Exercise data:
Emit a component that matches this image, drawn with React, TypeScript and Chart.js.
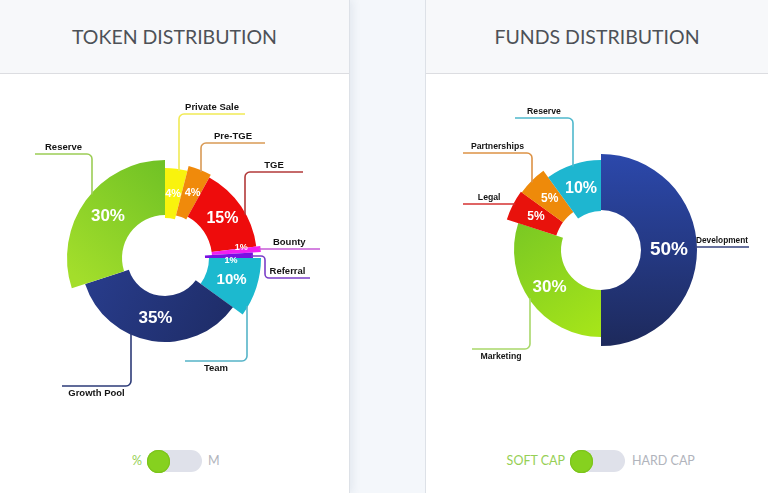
import React, { useEffect, useRef } from 'react';
import { Chart, registerables } from 'chart.js';

Chart.register(...registerables);

// ---------- data ----------
const tokenCategories = ['Private Sale', 'Pre-TGE', 'TGE', 'Bounty', 'Referral', 'Team', 'Growth Pool', 'Reserve'];
const tokenValues = [4, 4, 15, 1, 1, 10, 35, 30];

const fundsCategories = ['Development', 'Marketing', 'Legal', 'Partnerships', 'Reserve'];
const fundsValues = [50, 30, 5, 5, 10];

// ---------- styles ----------
const tokenFills = [
  ['#f9f30d', '#f9f30d'],
  ['#f08a0b', '#f08a0b'],
  ['#ee0c0c', '#ee0c0c'],
  ['#f21ff0', '#f21ff0'],
  ['#7a0fe3', '#7a0fe3'],
  ['#1cb9cf', '#1cb9cf'],
  ['#2a3f92', '#1e2c66'],
  ['#a3de2b', '#6fc125'],
];
const tokenGradDirs = [
  [0, -1, 0, 1], [0, -1, 0, 1], [0, -1, 0, 1], [0, -1, 0, 1],
  [0, -1, 0, 1], [0, -1, 0, 1], [-1, 0, 0.6, 0.9], [-1, 0.1, 0, -1],
];
const tokenRadii = [[40, 90], [44, 95], [47, 92], [47, 96], [40, 88], [44, 96], [38, 84], [43, 98]];
const tokenLabelSizes = [11, 11, 16, 9, 9, 15, 17, 17];
const tokenLabelNudges = [[0, 0], [2, 0], [0, 0], [5, -4], [2, 5], [0, 0], [0, 0], [0, 0]];
const tokenLeaderColors = ['#f1ea55', '#d99a55', '#b23a3a', '#c65ad6', '#7a3ec8', '#56b4c8', '#2d3b78', '#9ccd55'];
const tokenLeaders = [
  { kind: 'up', dx: 14, ey: -144, ex: 80, pos: 'above' },
  { kind: 'up', dx: 36, ey: -115, ex: 100, pos: 'above' },
  { kind: 'up', dx: 80, ey: -86, ex: 138, pos: 'above' },
  { kind: 'h', dy: -9, ex: 155, pos: 'above' },
  { kind: 'knee', dy: -2, kx: 100, ey: 20, ex: 145, pos: 'above' },
  { kind: 'down', dx: 82, ey: 103, ex: 20, pos: 'below' },
  { kind: 'down', dx: -34, ey: 128, ex: -103, pos: 'below' },
  { kind: 'up', dx: -73, ey: -104, ex: -130, pos: 'above' },
];

const fundsFills = [
  ['#2c49ad', '#1d295a'],
  ['#78c724', '#abe818'],
  ['#e8120c', '#e8120c'],
  ['#ee8a0a', '#ee8a0a'],
  ['#1eb6d0', '#1eb6d0'],
];
const fundsGradDirs = [[0, -1, 0, 1], [-0.9, -0.3, 0, 1], [0, -1, 0, 1], [0, -1, 0, 1], [0, -1, 0, 1]];
const fundsRadii = [[40, 96], [40, 87], [47, 99], [47, 98], [39, 90]];
const fundsLabelSizes = [19, 17, 12, 12, 16];
const fundsLabelNudges = [[0, 0], [0, 0], [0, 0], [0, 0], [0, 0]];
const fundsLeaderColors = ['#34427e', '#a9d86a', '#d43030', '#dd9245', '#4fb8cc'];
const fundsLeaders = [
  { kind: 'h', dy: -3, ex: 148, pos: 'above' },
  { kind: 'down', dx: -71, ey: 99, ex: -129, pos: 'below' },
  { kind: 'h', dy: -46, ex: -138, pos: 'above' },
  { kind: 'up', dx: -69, ey: -97, ex: -138, pos: 'above' },
  { kind: 'up', dx: -28, ey: -132, ex: -86, pos: 'above' },
];

// ---------- plugins ----------
const radiusPlugin = {
  id: 'segRadii',
  afterDatasetsUpdate(chart: any, _args: any, opts: any) {
    const meta = chart.getDatasetMeta(0);
    meta.data.forEach((arc: any, i: number) => {
      const r = opts.radii[i];
      if (r) {
        arc.innerRadius = r[0];
        arc.outerRadius = r[1];
      }
    });
  },
};

const leaderPlugin = {
  id: 'leaders',
  afterDatasetsDraw(chart: any, _args: any, opts: any) {
    const meta = chart.getDatasetMeta(0);
    const ctx: CanvasRenderingContext2D = chart.ctx;
    const labels: string[] = chart.data.labels;
    const values: number[] = chart.data.datasets[0].data;
    ctx.save();
    meta.data.forEach((arc: any, i: number) => {
      const cx = arc.x;
      const cy = arc.y;
      const R = arc.outerRadius;
      const L = opts.items[i];
      // percentage text
      const p = arc.getCenterPoint();
      const nudge = opts.nudges[i] || [0, 0];
      ctx.fillStyle = '#ffffff';
      ctx.font = `bold ${opts.sizes[i]}px "Liberation Sans", Arial, sans-serif`;
      ctx.textAlign = 'center';
      ctx.textBaseline = 'middle';
      ctx.fillText(`${values[i]}%`, p.x + nudge[0], p.y + nudge[1]);
      if (!L) return;
      // leader line
      ctx.strokeStyle = opts.colors[i];
      ctx.lineWidth = 1.6;
      ctx.beginPath();
      let hx0 = 0;
      let hy = 0;
      const xEnd = cx + L.ex;
      if (L.kind === 'up' || L.kind === 'down') {
        const x0 = cx + L.dx;
        const s = Math.sqrt(Math.max(R * R - L.dx * L.dx, 0)) - 2;
        const y0 = L.kind === 'up' ? cy - s : cy + s;
        hy = cy + L.ey;
        hx0 = x0;
        ctx.moveTo(x0, y0);
        ctx.arcTo(x0, hy, xEnd, hy, 5);
        ctx.lineTo(xEnd, hy);
      } else if (L.kind === 'h') {
        hy = cy + L.dy;
        const s = Math.sqrt(Math.max(R * R - L.dy * L.dy, 0)) - 2;
        hx0 = L.ex > 0 ? cx + s : cx - s;
        ctx.moveTo(hx0, hy);
        ctx.lineTo(xEnd, hy);
      } else if (L.kind === 'knee') {
        const y0 = cy + L.dy;
        const s = Math.sqrt(Math.max(R * R - L.dy * L.dy, 0)) - 2;
        const x0 = cx + s;
        const xk = cx + L.kx;
        hy = cy + L.ey;
        hx0 = xk;
        ctx.moveTo(x0, y0);
        ctx.arcTo(xk, y0, xk, hy, 4);
        ctx.arcTo(xk, hy, xEnd, hy, 4);
        ctx.lineTo(xEnd, hy);
      }
      ctx.stroke();
      // category label
      ctx.fillStyle = '#141414';
      ctx.font = `bold ${opts.labelSize}px "Liberation Sans", Arial, sans-serif`;
      ctx.textAlign = 'center';
      const mx = (hx0 + xEnd) / 2;
      const maxW = Math.abs(xEnd - hx0) - 2;
      if (L.pos === 'above') {
        ctx.textBaseline = 'alphabetic';
        ctx.fillText(labels[i], mx, hy - 4, maxW);
      } else {
        ctx.textBaseline = 'top';
        ctx.fillText(labels[i], mx, hy + 3, maxW);
      }
    });
    ctx.restore();
  },
};

// ---------- components ----------
type DonutProps = {
  left: number; top: number; width: number; height: number;
  padding: { left: number; right: number; top: number; bottom: number };
  labels: string[]; values: number[];
  fills: string[][]; grads: number[][]; radii: number[][];
  sizes: number[]; nudges: number[][]; labelSize: number;
  leaders: any[]; leaderColors: string[];
};

function Donut(props: DonutProps) {
  const ref = useRef<HTMLCanvasElement>(null);
  useEffect(() => {
    const { labels, values, fills, grads, radii, sizes, nudges, labelSize, leaders, leaderColors, padding } = props;
    const chart = new Chart(ref.current as HTMLCanvasElement, {
      type: 'doughnut',
      data: {
        labels,
        datasets: [
          {
            data: values,
            borderWidth: 0,
            backgroundColor: (c: any) => {
              const idx = c.dataIndex ?? 0;
              const [c1, c2] = fills[idx] || fills[0];
              const chartObj = c.chart;
              const a = chartObj.chartArea;
              if (!a || c1 === c2) return c1;
              const cx = (a.left + a.right) / 2;
              const cy = (a.top + a.bottom) / 2;
              const g = grads[idx];
              const R = 100;
              const grad = chartObj.ctx.createLinearGradient(cx + g[0] * R, cy + g[1] * R, cx + g[2] * R, cy + g[3] * R);
              grad.addColorStop(0, c1);
              grad.addColorStop(1, c2);
              return grad;
            },
          } as any,
        ],
      },
      options: {
        responsive: false,
        animation: false,
        events: [],
        radius: 100,
        cutout: 40,
        layout: { padding },
        plugins: {
          legend: { display: false },
          tooltip: { enabled: false },
          segRadii: { radii },
          leaders: { items: leaders, colors: leaderColors, sizes, nudges, labelSize },
        } as any,
      } as any,
      plugins: [radiusPlugin, leaderPlugin],
    });
    return () => chart.destroy();
  }, []);
  return (
    <canvas
      ref={ref}
      width={props.width}
      height={props.height}
      style={{ position: 'absolute', left: props.left, top: props.top, width: props.width, height: props.height }}
    />
  );
}

function Toggle({ cx, leftText, rightText, left, right }: { cx: number; leftText: string; rightText: string; left: number; right: number }) {
  return (
    <>
      <div style={{ position: 'absolute', right: 768 - left, top: 452, fontFamily: 'Lato, sans-serif', fontSize: 12.5, color: '#96cf55', lineHeight: '18px', whiteSpace: 'nowrap' }}>{leftText}</div>
      <div style={{ position: 'absolute', left: cx, top: 450, width: 55, height: 22, borderRadius: 11, background: '#dfe1ea' }} />
      <div style={{ position: 'absolute', left: cx, top: 449.5, width: 23, height: 23, borderRadius: 12, background: '#86d11f', boxShadow: '0 0 0 1px #7cc41c inset' }} />
      <div style={{ position: 'absolute', left: right, top: 452, fontFamily: 'Lato, sans-serif', fontSize: 12.5, color: '#b1b4bc', lineHeight: '18px', whiteSpace: 'nowrap' }}>{rightText}</div>
    </>
  );
}

export default function App() {
  useEffect(() => {
    document.body.style.margin = '0';
  }, []);
  const header: React.CSSProperties = {
    position: 'absolute', top: 0, height: 73, background: '#f7f8fa', borderBottom: '1px solid #dcdde1',
    display: 'flex', alignItems: 'center', justifyContent: 'center',
    fontFamily: 'Lato, sans-serif', fontSize: 19.5, color: '#4d5157', letterSpacing: 0,
  };
  return (
    <div style={{ position: 'fixed', left: 0, top: 0, width: 768, height: 493, overflow: 'hidden', background: '#f4f7fb' }}>
      {/* card 1 */}
      <div style={{ position: 'absolute', left: 0, top: 0, width: 349, height: 493, background: '#ffffff', borderRight: '1px solid #dde1e7', boxShadow: '3px 0 8px rgba(40,60,100,0.08)' }} />
      <div style={{ ...header, left: 0, width: 349 }}>TOKEN DISTRIBUTION</div>
      {/* card 2 */}
      <div style={{ position: 'absolute', left: 425, top: 0, width: 343, height: 493, background: '#ffffff', borderLeft: '1px solid #dde1e7' }} />
      <div style={{ ...header, left: 426, width: 342 }}>FUNDS DISTRIBUTION</div>

      <Donut
        left={0} top={74} width={330} height={368}
        padding={{ left: 0, right: 0, top: 0, bottom: 0 }}
        labels={tokenCategories} values={tokenValues}
        fills={tokenFills} grads={tokenGradDirs} radii={tokenRadii}
        sizes={tokenLabelSizes} nudges={tokenLabelNudges} labelSize={9.5}
        leaders={tokenLeaders} leaderColors={tokenLeaderColors}
      />
      <Donut
        left={426} top={74} width={342} height={366}
        padding={{ left: 8, right: 0, top: 0, bottom: 14 }}
        labels={fundsCategories} values={fundsValues}
        fills={fundsFills} grads={fundsGradDirs} radii={fundsRadii}
        sizes={fundsLabelSizes} nudges={fundsLabelNudges} labelSize={8.7}
        leaders={fundsLeaders} leaderColors={fundsLeaderColors}
      />

      <Toggle cx={147} left={142} right={208} leftText="%" rightText="M" />
      <Toggle cx={570} left={565} right={632} leftText="SOFT CAP" rightText="HARD CAP" />
    </div>
  );
}
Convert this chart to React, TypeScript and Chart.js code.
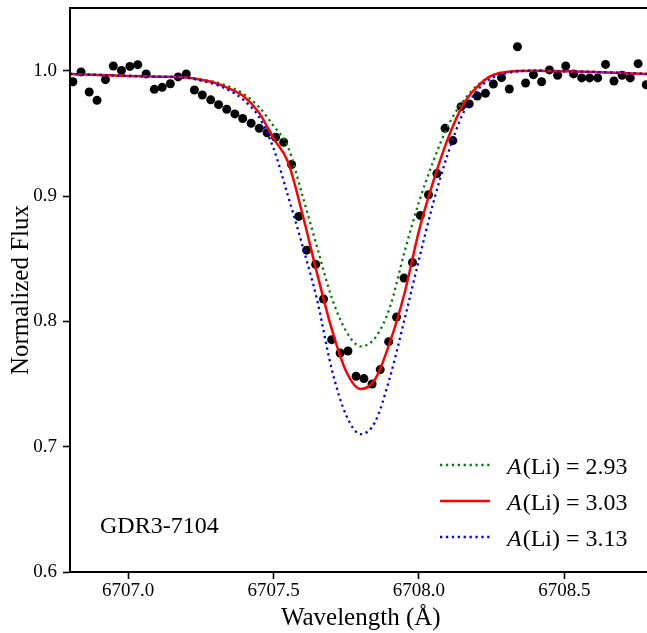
import React, { useEffect, useRef } from "react";
import { Chart, registerables } from "chart.js";

Chart.register(...registerables);

// ---------- data ----------
const obsWavelength = [
  6706.810, 6706.838, 6706.866, 6706.893, 6706.922, 6706.949, 6706.977, 6707.006,
  6707.033, 6707.062, 6707.090, 6707.117, 6707.145, 6707.172, 6707.200, 6707.228,
  6707.255, 6707.284, 6707.311, 6707.339, 6707.367, 6707.394, 6707.423, 6707.451,
  6707.478, 6707.507, 6707.535, 6707.562, 6707.587, 6707.614, 6707.645, 6707.672,
  6707.700, 6707.729, 6707.756, 6707.784, 6707.811, 6707.839, 6707.867, 6707.896,
  6707.923, 6707.949, 6707.978, 6708.005, 6708.033, 6708.062, 6708.090, 6708.117,
  6708.145, 6708.173, 6708.201, 6708.229, 6708.256, 6708.284, 6708.311, 6708.339,
  6708.367, 6708.394, 6708.422, 6708.449, 6708.477, 6708.505, 6708.532, 6708.560,
  6708.587, 6708.615, 6708.642, 6708.671, 6708.699, 6708.727, 6708.754, 6708.782,
];
const obsFlux = [
  0.9912, 0.9990, 0.9830, 0.9763, 0.9928, 1.0037, 1.0002, 1.0034,
  1.0048, 0.9974, 0.9851, 0.9867, 0.9896, 0.9950, 0.9974, 0.9846,
  0.9806, 0.9767, 0.9729, 0.9692, 0.9655, 0.9618, 0.9580, 0.9540,
  0.9504, 0.9469, 0.9429, 0.9251, 0.8837, 0.8568, 0.8454, 0.8178,
  0.7854, 0.7747, 0.7763, 0.7562, 0.7543, 0.7500, 0.7615, 0.7838,
  0.8034, 0.8345, 0.8470, 0.8845, 0.9010, 0.9179, 0.9540, 0.9442,
  0.9713, 0.9735, 0.9798, 0.9819, 0.9894, 0.9944, 0.9854, 1.0191,
  0.9902, 0.9968, 0.9912, 1.0006, 0.9963, 1.0037, 0.9974, 0.9942,
  0.9942, 0.9942, 1.0050, 0.9918, 0.9963, 0.9942, 1.0056, 0.9888,
];

const modelWavelength = [
  6706.80, 6706.90, 6707.00, 6707.10, 6707.20, 6707.25, 6707.30, 6707.35,
  6707.40, 6707.45, 6707.50, 6707.55, 6707.60, 6707.65, 6707.70, 6707.75,
  6707.80, 6707.85, 6707.90, 6707.95, 6708.00, 6708.05, 6708.10, 6708.15,
  6708.20, 6708.25, 6708.30, 6708.40, 6708.50, 6708.60, 6708.70, 6708.80,
];
// A(Li) = 2.93
const fluxLow = [
  0.9974, 0.9966, 0.9958, 0.9952, 0.9946, 0.9930, 0.9908, 0.9870,
  0.9810, 0.9710, 0.9560, 0.9390, 0.9000, 0.8590, 0.8190, 0.7920,
  0.7800, 0.7870, 0.8110, 0.8550, 0.8950, 0.9280, 0.9560, 0.9750,
  0.9880, 0.9960, 0.9990, 1.0000, 0.9995, 0.9990, 0.9982, 0.9972,
];
// A(Li) = 3.03
const fluxMid = [
  0.9974, 0.9966, 0.9958, 0.9952, 0.9945, 0.9928, 0.9902, 0.9855,
  0.9790, 0.9665, 0.9460, 0.9270, 0.8850, 0.8380, 0.7940, 0.7600,
  0.7460, 0.7540, 0.7830, 0.8220, 0.8720, 0.9120, 0.9460, 0.9720,
  0.9870, 0.9960, 0.9990, 1.0000, 0.9995, 0.9990, 0.9982, 0.9972,
];
// A(Li) = 3.13
const fluxHigh = [
  0.9974, 0.9966, 0.9958, 0.9952, 0.9944, 0.9920, 0.9890, 0.9840,
  0.9760, 0.9630, 0.9380, 0.9000, 0.8600, 0.8170, 0.7620, 0.7250,
  0.7100, 0.7200, 0.7550, 0.8010, 0.8490, 0.8950, 0.9340, 0.9650,
  0.9840, 0.9940, 0.9980, 1.0000, 0.9995, 0.9990, 0.9982, 0.9972,
];

const abundanceLabels = ["2.93", "3.03", "3.13"];
const xTicks = [6707.0, 6707.5, 6708.0, 6708.5];
const yTicks = [0.6, 0.7, 0.8, 0.9, 1.0];
const starName = "GDR3-7104";
const xTitle = "Wavelength (Å)";
const yTitle = "Normalized Flux";

const FONT = '"Liberation Serif", "Times New Roman", serif';

const overlayPlugin = {
  id: "overlay",
  afterDatasetsDraw(chart: any) {
    const { ctx, chartArea: a } = chart;
    ctx.save();
    ctx.strokeStyle = "#000";
    ctx.lineWidth = 2;
    ctx.strokeRect(a.left, a.top, a.right - a.left, a.bottom - a.top);
    ctx.restore();
  },
  afterDraw(chart: any) {
    const { ctx, chartArea: a } = chart;
    ctx.save();
    // star name
    ctx.fillStyle = "#000";
    ctx.font = `24px ${FONT}`;
    ctx.textBaseline = "alphabetic";
    ctx.textAlign = "left";
    ctx.fillText(starName, a.left + 30, a.bottom - 39);

    // legend
    const items = chart.data.datasets.filter((d: any) => d.abundance);
    items.forEach((d: any, i: number) => {
      const y = a.bottom - 107 + i * 36;
      ctx.strokeStyle = d.borderColor;
      ctx.lineWidth = d.borderWidth;
      ctx.setLineDash(d.borderDash || []);
      ctx.beginPath();
      ctx.moveTo(a.left + 370, y);
      ctx.lineTo(a.left + 420, y);
      ctx.stroke();
      ctx.setLineDash([]);
      const tx = a.left + 437;
      ctx.fillStyle = "#000";
      ctx.font = `italic 24px ${FONT}`;
      ctx.fillText("A", tx, y + 9);
      const w = ctx.measureText("A").width;
      ctx.font = `24px ${FONT}`;
      ctx.fillText("(Li) = " + d.abundance, tx + w + 1, y + 9);
    });
    ctx.restore();
  },
};

export default function App() {
  const ref = useRef<HTMLCanvasElement | null>(null);

  useEffect(() => {
    const canvas = ref.current;
    if (!canvas) return;
    const toPts = (ys: number[]) => modelWavelength.map((x, i) => ({ x, y: ys[i] }));
    const lineStyle = {
      type: "line" as const,
      pointRadius: 0,
      fill: false,
      showLine: true,
      cubicInterpolationMode: "monotone" as const,
    };
    const chart = new Chart(canvas, {
      type: "scatter",
      data: {
        datasets: [
          {
            ...lineStyle,
            label: "A(Li) = " + abundanceLabels[0],
            abundance: abundanceLabels[0],
            data: toPts(fluxLow),
            borderColor: "#008000",
            borderWidth: 2.3,
            borderDash: [2.3, 3.6],
            order: 3,
          } as any,
          {
            ...lineStyle,
            label: "A(Li) = " + abundanceLabels[1],
            abundance: abundanceLabels[1],
            data: toPts(fluxMid),
            borderColor: "#ff0000",
            borderWidth: 2.5,
            order: 2,
          } as any,
          {
            ...lineStyle,
            label: "A(Li) = " + abundanceLabels[2],
            abundance: abundanceLabels[2],
            data: toPts(fluxHigh),
            borderColor: "#0000ff",
            borderWidth: 2.3,
            borderDash: [2.3, 3.6],
            order: 1,
          } as any,
          {
            type: "scatter",
            label: "data",
            data: obsWavelength.map((x, i) => ({ x, y: obsFlux[i] })),
            backgroundColor: "#000",
            borderWidth: 0,
            pointRadius: 4.5,
            pointHoverRadius: 4.5,
            order: 4,
          } as any,
        ],
      },
      options: {
        animation: false,
        responsive: false,
        devicePixelRatio: 1,
        layout: { padding: { top: 8, right: 2, left: 0, bottom: 0 } },
        plugins: { legend: { display: false }, tooltip: { enabled: false } },
        scales: {
          x: {
            type: "linear",
            min: 6706.8,
            max: 6708.8,
            afterBuildTicks: (s: any) => {
              s.ticks = xTicks.map((v) => ({ value: v }));
            },
            afterFit: (s: any) => {
              s.height = 61;
              s.paddingLeft = 0;
              s.paddingRight = 0;
            },
            ticks: {
              callback: (v: any) => Number(v).toFixed(1),
              color: "#000",
              font: { family: FONT, size: 19 },
              padding: 1,
              maxRotation: 0,
              autoSkip: false,
            },
            grid: {
              display: true,
              drawOnChartArea: false,
              drawTicks: true,
              tickLength: 7,
              tickWidth: 1.6,
              tickColor: "#000",
            },
            border: { display: true, color: "#000", width: 2 },
            title: {
              display: true,
              text: xTitle,
              color: "#000",
              font: { family: FONT, size: 25 },
              padding: { top: 0, bottom: 0 },
            },
          },
          y: {
            type: "linear",
            min: 0.6,
            max: 1.05,
            afterBuildTicks: (s: any) => {
              s.ticks = yTicks.map((v) => ({ value: v }));
            },
            afterFit: (s: any) => {
              s.width = 70;
              s.paddingTop = 0;
              s.paddingBottom = 0;
            },
            ticks: {
              callback: (v: any) => Number(v).toFixed(1),
              color: "#000",
              font: { family: FONT, size: 19 },
              padding: 6,
            },
            grid: {
              display: true,
              drawOnChartArea: false,
              drawTicks: true,
              tickLength: 7,
              tickWidth: 1.6,
              tickColor: "#000",
            },
            border: { display: true, color: "#000", width: 2 },
            title: {
              display: true,
              text: yTitle,
              color: "#000",
              font: { family: FONT, size: 25 },
              padding: { top: 6, bottom: 0 },
            },
          },
        },
      } as any,
      plugins: [overlayPlugin],
    });
    return () => chart.destroy();
  }, []);

  return (
    <div
      style={{
        position: "absolute",
        left: 0,
        top: 0,
        width: 647,
        height: 633,
        overflow: "hidden",
        background: "#fff",
      }}
    >
      <canvas ref={ref} width={656} height={633} style={{ display: "block", width: 656, height: 633 }} />
    </div>
  );
}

Work to do: Exactly and only the lines from the top of the records down to the line containing "const fundsValues = [50, 30, 5, 5, 10];" should be transcribed, please, without the pictures.

Reply to the task:
Emit a component that matches this image, drawn with React, TypeScript and Chart.js.
import React, { useEffect, useRef } from 'react';
import { Chart, registerables } from 'chart.js';

Chart.register(...registerables);

// ---------- data ----------
const tokenCategories = ['Private Sale', 'Pre-TGE', 'TGE', 'Bounty', 'Referral', 'Team', 'Growth Pool', 'Reserve'];
const tokenValues = [4, 4, 15, 1, 1, 10, 35, 30];

const fundsCategories = ['Development', 'Marketing', 'Legal', 'Partnerships', 'Reserve'];
const fundsValues = [50, 30, 5, 5, 10];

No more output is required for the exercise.